__PROBLEM DESCRIPTION__: Write the data below out exactly as it stands. Do not include the pictures.

__RECORDED INFORMATION__:
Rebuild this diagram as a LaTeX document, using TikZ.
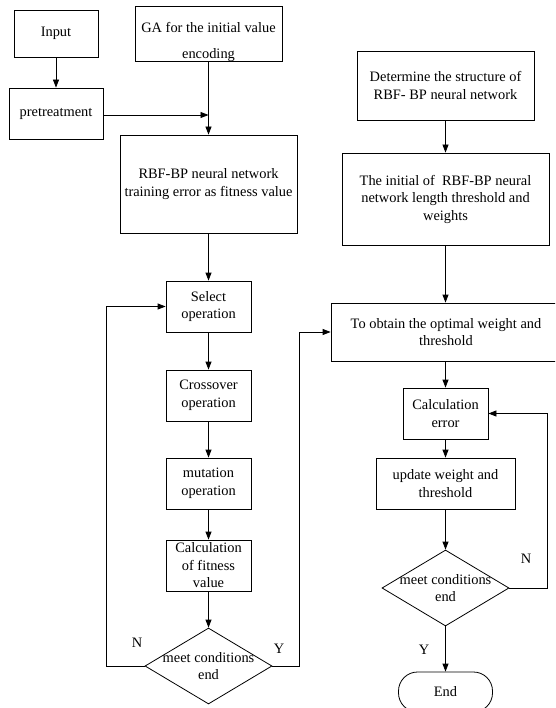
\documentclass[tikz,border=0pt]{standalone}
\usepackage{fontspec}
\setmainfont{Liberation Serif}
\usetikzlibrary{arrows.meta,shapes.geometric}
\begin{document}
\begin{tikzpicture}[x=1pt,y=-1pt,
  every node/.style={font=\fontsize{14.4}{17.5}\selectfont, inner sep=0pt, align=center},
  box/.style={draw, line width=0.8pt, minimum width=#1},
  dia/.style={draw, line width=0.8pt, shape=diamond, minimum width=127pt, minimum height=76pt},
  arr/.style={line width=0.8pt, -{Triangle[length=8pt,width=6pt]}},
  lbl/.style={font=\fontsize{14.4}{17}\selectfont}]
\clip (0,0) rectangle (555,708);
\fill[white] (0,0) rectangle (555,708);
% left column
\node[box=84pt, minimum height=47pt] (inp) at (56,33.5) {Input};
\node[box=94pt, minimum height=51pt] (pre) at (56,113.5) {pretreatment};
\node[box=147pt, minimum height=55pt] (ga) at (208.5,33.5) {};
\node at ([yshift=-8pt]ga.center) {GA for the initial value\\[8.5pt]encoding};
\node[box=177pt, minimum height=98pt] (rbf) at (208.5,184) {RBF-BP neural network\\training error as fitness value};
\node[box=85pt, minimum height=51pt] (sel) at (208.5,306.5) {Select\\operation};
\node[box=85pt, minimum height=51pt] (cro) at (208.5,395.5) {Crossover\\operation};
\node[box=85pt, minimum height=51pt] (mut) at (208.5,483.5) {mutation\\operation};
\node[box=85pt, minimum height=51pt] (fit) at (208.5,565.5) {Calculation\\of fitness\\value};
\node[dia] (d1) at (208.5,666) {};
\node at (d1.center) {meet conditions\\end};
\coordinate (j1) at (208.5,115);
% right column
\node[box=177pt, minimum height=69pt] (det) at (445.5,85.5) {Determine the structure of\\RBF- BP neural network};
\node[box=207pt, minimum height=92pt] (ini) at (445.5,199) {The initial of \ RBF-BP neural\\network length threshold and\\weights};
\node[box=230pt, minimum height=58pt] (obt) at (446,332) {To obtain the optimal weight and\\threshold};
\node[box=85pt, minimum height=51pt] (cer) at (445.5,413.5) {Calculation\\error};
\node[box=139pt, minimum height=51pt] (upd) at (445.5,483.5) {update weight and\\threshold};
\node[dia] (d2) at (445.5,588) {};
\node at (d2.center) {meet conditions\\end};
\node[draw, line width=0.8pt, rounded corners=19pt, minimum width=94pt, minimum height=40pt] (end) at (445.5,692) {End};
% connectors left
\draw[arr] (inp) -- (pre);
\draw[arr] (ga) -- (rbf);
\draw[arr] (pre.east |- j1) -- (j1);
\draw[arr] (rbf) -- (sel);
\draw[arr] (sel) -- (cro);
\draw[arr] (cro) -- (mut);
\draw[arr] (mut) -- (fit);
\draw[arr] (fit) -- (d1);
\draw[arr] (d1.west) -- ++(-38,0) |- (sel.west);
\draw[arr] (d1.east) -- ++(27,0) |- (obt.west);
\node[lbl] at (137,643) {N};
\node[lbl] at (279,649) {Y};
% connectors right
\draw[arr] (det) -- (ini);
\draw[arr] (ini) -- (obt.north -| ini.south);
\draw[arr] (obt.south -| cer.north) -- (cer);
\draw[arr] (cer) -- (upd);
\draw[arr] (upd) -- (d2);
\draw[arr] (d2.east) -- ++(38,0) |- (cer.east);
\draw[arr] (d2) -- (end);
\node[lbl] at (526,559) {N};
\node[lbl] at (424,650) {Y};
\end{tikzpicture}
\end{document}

__SOLUTION TO THE PROBLEM__:
Rebuild this diagram as a LaTeX document, using TikZ.
\documentclass[tikz,border=0pt]{standalone}
\usepackage{fontspec}
\setmainfont{Liberation Serif}
\usetikzlibrary{arrows.meta,shapes.geometric}
\begin{document}
\begin{tikzpicture}[x=1pt,y=-1pt,
  every node/.style={font=\fontsize{14.4}{17.5}\selectfont, inner sep=0pt, align=center},
  box/.style={draw, line width=0.8pt, minimum width=#1},
  dia/.style={draw, line width=0.8pt, shape=diamond, minimum width=127pt, minimum height=76pt},
  arr/.style={line width=0.8pt, -{Triangle[length=8pt,width=6pt]}},
  lbl/.style={font=\fontsize{14.4}{17}\selectfont}]
\clip (0,0) rectangle (555,708);
\fill[white] (0,0) rectangle (555,708);
% left column
\node[box=84pt, minimum height=47pt] (inp) at (56,33.5) {Input};
\node[box=94pt, minimum height=51pt] (pre) at (56,113.5) {pretreatment};
\node[box=147pt, minimum height=55pt] (ga) at (208.5,33.5) {};
\node at ([yshift=-8pt]ga.center) {GA for the initial value\\[8.5pt]encoding};
\node[box=177pt, minimum height=98pt] (rbf) at (208.5,184) {RBF-BP neural network\\training error as fitness value};
\node[box=85pt, minimum height=51pt] (sel) at (208.5,306.5) {Select\\operation};
\node[box=85pt, minimum height=51pt] (cro) at (208.5,395.5) {Crossover\\operation};
\node[box=85pt, minimum height=51pt] (mut) at (208.5,483.5) {mutation\\operation};
\node[box=85pt, minimum height=51pt] (fit) at (208.5,565.5) {Calculation\\of fitness\\value};
\node[dia] (d1) at (208.5,666) {};
\node at (d1.center) {meet conditions\\end};
\coordinate (j1) at (208.5,115);
% right column
\node[box=177pt, minimum height=69pt] (det) at (445.5,85.5) {Determine the structure of\\RBF- BP neural network};
\node[box=207pt, minimum height=92pt] (ini) at (445.5,199) {The initial of \ RBF-BP neural\\network length threshold and\\weights};
\node[box=230pt, minimum height=58pt] (obt) at (446,332) {To obtain the optimal weight and\\threshold};
\node[box=85pt, minimum height=51pt] (cer) at (445.5,413.5) {Calculation\\error};
\node[box=139pt, minimum height=51pt] (upd) at (445.5,483.5) {update weight and\\threshold};
\node[dia] (d2) at (445.5,588) {};
\node at (d2.center) {meet conditions\\end};
\node[draw, line width=0.8pt, rounded corners=19pt, minimum width=94pt, minimum height=40pt] (end) at (445.5,692) {End};
% connectors left
\draw[arr] (inp) -- (pre);
\draw[arr] (ga) -- (rbf);
\draw[arr] (pre.east |- j1) -- (j1);
\draw[arr] (rbf) -- (sel);
\draw[arr] (sel) -- (cro);
\draw[arr] (cro) -- (mut);
\draw[arr] (mut) -- (fit);
\draw[arr] (fit) -- (d1);
\draw[arr] (d1.west) -- ++(-38,0) |- (sel.west);
\draw[arr] (d1.east) -- ++(27,0) |- (obt.west);
\node[lbl] at (137,643) {N};
\node[lbl] at (279,649) {Y};
% connectors right
\draw[arr] (det) -- (ini);
\draw[arr] (ini) -- (obt.north -| ini.south);
\draw[arr] (obt.south -| cer.north) -- (cer);
\draw[arr] (cer) -- (upd);
\draw[arr] (upd) -- (d2);
\draw[arr] (d2.east) -- ++(38,0) |- (cer.east);
\draw[arr] (d2) -- (end);
\node[lbl] at (526,559) {N};
\node[lbl] at (424,650) {Y};
\end{tikzpicture}
\end{document}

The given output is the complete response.